Recorded data ->
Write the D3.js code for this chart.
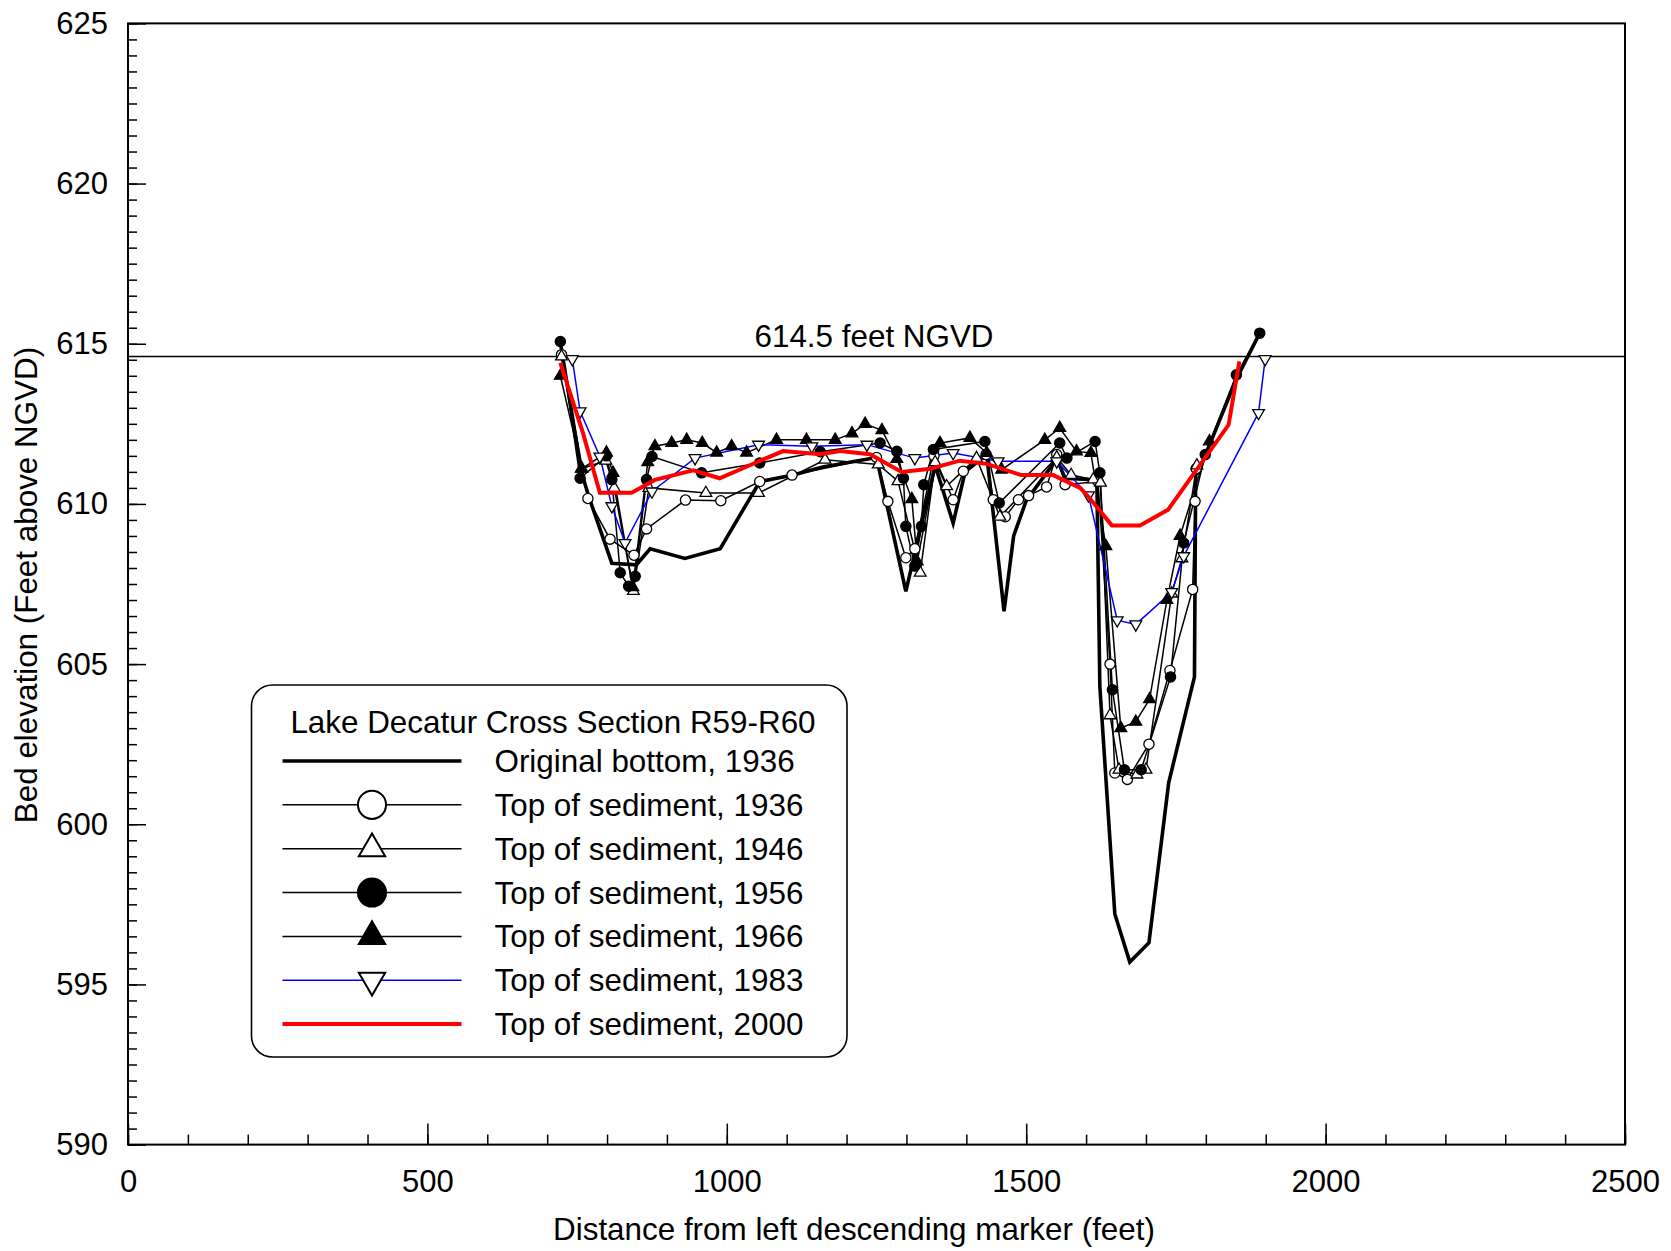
<!DOCTYPE html>
<html>
<head>
<meta charset="utf-8">
<script src="https://cdn.jsdelivr.net/npm/d3@7"></script>
<style>
  body { margin: 0; background: #fff; }
  text { font-family: "Liberation Sans", Arial, sans-serif; fill: #000; }
</style>
</head>
<body>
<svg id="chart"></svg>
<script>
// distance (feet) , bed elevation (feet NGVD)
const originalBottom1936 = [[722,615.05],[757,611.0],[770,610.2],[808,608.15],[849,608.1],[872,608.6],[930,608.3],[989,608.6],[1055,610.7],[1111,610.9],[1160,611.15],[1250,611.45],[1299,607.27],[1348,611.2],[1378,609.4],[1398,611.0],[1434,611.55],[1463,606.65],[1479,609.0],[1500,610.1],[1551,611.4],[1565,610.8],[1618,610.75],[1623,604.3],[1648,597.2],[1673,595.7],[1705,596.3],[1738,601.3],[1781,604.6],[1783,610.9],[1790,611.1],[1851,613.9],[1890,615.33]]
const sediment1936 = [[724,614.66],[768,610.17],[805,608.9],[845,608.4],[866,609.22],[931,610.12],[990,610.1],[1055,610.7],[1109,610.9],[1250,611.45],[1269,610.08],[1299,608.32],[1314,608.6],[1346,611.5],[1378,610.13],[1395,611.02],[1433,611.54],[1445,610.13],[1465,609.6],[1487,610.13],[1504,610.26],[1534,610.53],[1551,611.54],[1565,610.6],[1620,610.7],[1640,605.0],[1648,601.6],[1669,601.4],[1705,602.5],[1740,604.8],[1778,607.33],[1782,610.08],[1784,611.1]]
const sediment1946 = [[724,614.6],[757,611.1],[798,611.35],[812,610.5],[844,607.28],[870,610.5],[965,610.34],[1053,610.34],[1164,611.38],[1253,611.23],[1286,610.71],[1323,607.85],[1348,611.3],[1367,610.55],[1417,611.43],[1456,609.6],[1551,611.45],[1575,610.9],[1612,610.76],[1624,610.66],[1640,603.4],[1655,601.7],[1685,601.55],[1700,601.7],[1743,607.2],[1760,608.3],[1785,611.2]]
const sediment1956 = [[722,615.07],[755,610.8],[799,611.5],[808,610.76],[822,607.85],[836,607.43],[847,607.74],[866,610.76],[875,611.48],[958,610.97],[1055,611.28],[1156,611.63],[1256,611.9],[1284,611.64],[1295,610.8],[1299,609.3],[1314,608.06],[1325,609.3],[1329,610.6],[1345,611.7],[1431,611.95],[1455,610.03],[1556,611.9],[1568,611.43],[1615,611.95],[1623,610.97],[1644,604.2],[1664,601.7],[1692,601.7],[1741,604.6],[1763,608.78],[1799,611.54],[1851,614.03],[1890,615.33]]
const sediment1966 = [[722,614.0],[758,611.1],[799,611.6],[810,610.97],[843,607.4],[868,611.3],[880,611.8],[908,611.9],[933,612.0],[959,611.9],[983,611.6],[1008,611.8],[1033,611.6],[1083,612.0],[1133,612.0],[1181,612.0],[1209,612.2],[1231,612.5],[1259,612.3],[1284,611.4],[1309,610.15],[1318,608.2],[1356,611.9],[1406,612.06],[1434,611.59],[1459,611.07],[1531,612.0],[1556,612.37],[1584,611.64],[1608,611.59],[1633,608.68],[1658,603.0],[1683,603.2],[1706,603.9],[1735,607.0],[1757,609.0],[1806,611.95]]
const sediment1983 = [[742,614.52],[755,612.89],[788,611.48],[808,609.93],[830,608.78],[875,610.39],[947,611.43],[1053,611.85],[1142,611.8],[1234,611.85],[1314,611.43],[1378,611.59],[1453,611.33],[1551,611.33],[1604,610.27],[1652,606.37],[1683,606.24],[1743,607.25],[1763,608.37],[1888,612.84],[1899,614.52]]
const sediment2000 = [[722,614.4],[760,612.2],[788,610.35],[841,610.35],[880,610.75],[944,611.05],[988,610.8],[1050,611.3],[1094,611.65],[1156,611.55],[1189,611.65],[1239,611.55],[1292,611.0],[1340,611.1],[1389,611.35],[1434,611.25],[1492,610.9],[1545,610.9],[1590,610.5],[1605,610.2],[1643,609.33],[1690,609.33],[1737,609.82],[1838,612.47],[1856,614.45]]

const seriesNames = ["Original bottom, 1936", "Top of sediment, 1936", "Top of sediment, 1946", "Top of sediment, 1956", "Top of sediment, 1966", "Top of sediment, 1983", "Top of sediment, 2000"]
const legendTitle = "Lake Decatur Cross Section R59-R60"
const xTicksMajor = [0, 500, 1000, 1500, 2000, 2500]
const yTicksMajor = [590, 595, 600, 605, 610, 615, 620, 625]
const poolLevel = 614.6
const poolLabel = "614.5 feet NGVD"
const xTitle = "Distance from left descending marker (feet)"
const yTitle = "Bed elevation (Feet above NGVD)"

const W = 1671, H = 1251
const margin = {left: 128, right: 46, top: 23.4, bottom: 106.4}
const fs = 31.4

const svg = d3.select("#chart").attr("width", W).attr("height", H)

const x = d3.scaleLinear().domain([0, 2500]).range([margin.left, W - margin.right])
const y = d3.scaleLinear().domain([590, 625]).range([H - margin.bottom, margin.top])

// minor ticks
svg.append("g")
    .attr("transform", `translate(0,${y(590)})`)
    .call(d3.axisBottom(x).tickValues(d3.range(0, 2501, 100)).tickSize(-10).tickFormat(""))
svg.append("g")
    .attr("transform", `translate(${x(0)},0)`)
    .call(d3.axisLeft(y).tickValues(d3.range(590, 625.01, 0.5)).tickSize(-9).tickFormat(""))

// major ticks + labels
svg.append("g")
    .attr("transform", `translate(0,${y(590)})`)
    .call(d3.axisBottom(x).tickValues(xTicksMajor).tickSize(-21).tickPadding(25).tickFormat(d3.format("d")))
svg.append("g")
    .attr("transform", `translate(${x(0)},0)`)
    .call(d3.axisLeft(y).tickValues(yTicksMajor).tickSize(-18).tickPadding(20).tickFormat(d3.format("d")))

svg.selectAll(".domain").remove()
svg.selectAll(".tick line").attr("stroke", "#000").attr("stroke-width", 1.5)
svg.selectAll(".tick text").attr("font-size", 31).attr("font-family", "Liberation Sans, Arial, sans-serif")

// frame
svg.append("rect")
    .attr("x", x(0)).attr("y", y(625))
    .attr("width", x(2500) - x(0)).attr("height", y(590) - y(625))
    .attr("fill", "none").attr("stroke", "#000").attr("stroke-width", 2)

// axis titles
svg.append("text")
    .attr("x", 854).attr("y", 1240)
    .attr("text-anchor", "middle").attr("font-size", fs)
    .text(xTitle)
svg.append("text")
    .attr("transform", `translate(37,${(y(590) + y(625)) / 2 + 1}) rotate(-90)`)
    .attr("text-anchor", "middle").attr("font-size", fs)
    .text(yTitle)

// normal pool line
svg.append("line")
    .attr("x1", x(0)).attr("x2", x(2500))
    .attr("y1", y(poolLevel)).attr("y2", y(poolLevel))
    .attr("stroke", "#000").attr("stroke-width", 1.6)
svg.append("text")
    .attr("x", 874).attr("y", y(poolLevel) - 10)
    .attr("text-anchor", "middle").attr("font-size", fs)
    .text(poolLabel)

// same order as seriesNames
const series = [
    {data: originalBottom1936, color: "#000", width: 3.6, marker: null},
    {data: sediment1936, color: "#000", width: 1.5, marker: "circleOpen"},
    {data: sediment1946, color: "#000", width: 1.5, marker: "triUpOpen"},
    {data: sediment1956, color: "#000", width: 1.5, marker: "circleFilled"},
    {data: sediment1966, color: "#000", width: 1.5, marker: "triUpFilled"},
    {data: sediment1983, color: "#0000ff", width: 1.5, marker: "triDownOpen"},
    {data: sediment2000, color: "#ff0000", width: 4, marker: null}
]
const drawOrder = [1, 2, 3, 4, 0, 5]

const line = d3.line()
    .x((d) => x(d[0]))
    .y((d) => y(d[1]))

var addMarker = function (g, kind, big) {
    let open = kind.indexOf("Open") > -1
    let sym
    if (kind.indexOf("circle") == 0) {
        sym = d3.symbol().type(d3.symbolCircle).size(big ? 620 : 82)
    } else {
        sym = d3.symbol().type(d3.symbolTriangle).size(big ? 300 : 60)
    }
    let p = g.append("path")
        .attr("d", sym())
        .attr("fill", open ? "#fff" : "#000")
        .attr("stroke", "#000")
        .attr("stroke-width", big ? 2 : 1.3)
    if (kind == "triDownOpen") p.attr("transform", "rotate(180)")
    return p
}

const plot = svg.append("g")

drawOrder.forEach((i) => {
    let s = series[i]
    plot.append("path").datum(s.data)
        .attr("d", line)
        .attr("fill", "none")
        .attr("stroke", s.color)
        .attr("stroke-width", s.width)
})

drawOrder.filter((i) => series[i].marker).forEach((i) => {
    let s = series[i]
    s.data.forEach((d) => {
        let g = plot.append("g").attr("transform", `translate(${x(d[0])},${y(d[1])})`)
        addMarker(g, s.marker, false)
    })
})

// red line on top
plot.append("path").datum(series[6].data)
    .attr("d", line)
    .attr("fill", "none")
    .attr("stroke", series[6].color)
    .attr("stroke-width", series[6].width)

// legend
const legend = svg.append("g")
legend.append("rect")
    .attr("x", 251.5).attr("y", 685)
    .attr("width", 595.5).attr("height", 372)
    .attr("rx", 21).attr("ry", 21)
    .attr("fill", "#fff").attr("stroke", "#000").attr("stroke-width", 1.6)
legend.append("text")
    .attr("x", 553).attr("y", 732.5)
    .attr("text-anchor", "middle").attr("font-size", fs)
    .text(legendTitle)

series.forEach((s, i) => {
    let cy = 761 + i * 43.85
    let row = legend.append("g")
    row.append("line")
        .attr("x1", 282.5).attr("x2", 461.5)
        .attr("y1", cy).attr("y2", cy)
        .attr("stroke", s.color)
        .attr("stroke-width", s.width)
    if (s.marker) {
        let g = row.append("g").attr("transform", `translate(372,${cy})`)
        addMarker(g, s.marker, true)
    }
    row.append("text")
        .attr("x", 494.5).attr("y", cy + 11)
        .attr("font-size", fs)
        .text(seriesNames[i])
})
</script>
</body>
</html>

Short task ->
Pull every line containing "chart" from the data.

Task result ->
Write the D3.js code for this chart.
<svg id="chart"></svg>
const svg = d3.select("#chart").attr("width", W).attr("height", H)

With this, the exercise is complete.